The Associated Press reported this week that Janavs was sentenced to five months in prison for paying (consultant turned FBI informant) “Rick Singer $100,000 to have a proctor correct her two daughters’ ACT exam answers,” and paid “$200,000 to have one of her daughters labeled as a fake beach volleyball recruit at the University of Southern California.” She was arrested before the volleyball kid was formally admitted to the college, prosecutors say, so that later payment was all for naught.
(I'll note here that, according to Walmart.com, $300,000 is how much you’d pay for 150,000 two-count boxes of pepperoni Hot Pockets.)
I know that we have that shitty Lifetime adaptation of the scandal already, but, you guys, did you know that frozen burrito king Peter Jan Sartorio went down in the case, as well? Couldn’t this be adapted into some sort of parable about punishment for scores of dehydration, stomach upset, and misery their concoctions have caused? Or, even better, an episode of In Ice Cold Blood (because, frozen, get it?). I just think we need to start looking past the low-hanging actress fruit and start making hay with some of the goofy ways some of these other parents made their money. — EB
Time to go back to school: Tufts is offering a class on true crime.

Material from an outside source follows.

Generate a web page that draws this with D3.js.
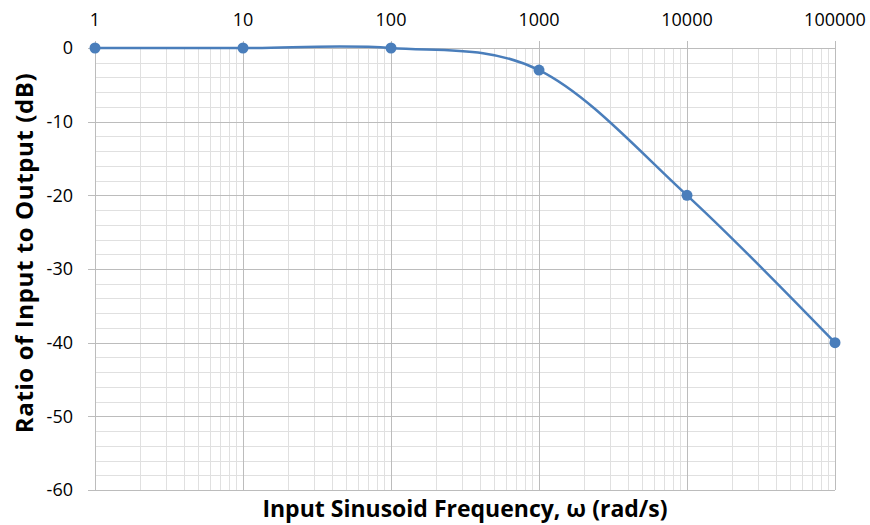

The course is called “Gender, Justice, and True Crime,” and its an offering of the school’s Experimental College, which is intended to keep Tufts an “exciting place to learn and teach.” In the class, students will “consider the serious and sensitive content of true crime through storytelling, giving participants a chance to discuss broadly the ethics and motives of true crime media in a modern-day world. Instead of treating the genre like a source of entertainment, as it is so often consumed, students take an in-depth look at victims with a range of identities and the severity of the offenses committed.”
Assuming you could have fit it into your schedule, would you have taken this elective? Or are you like, “Guys, I could teach this thing”?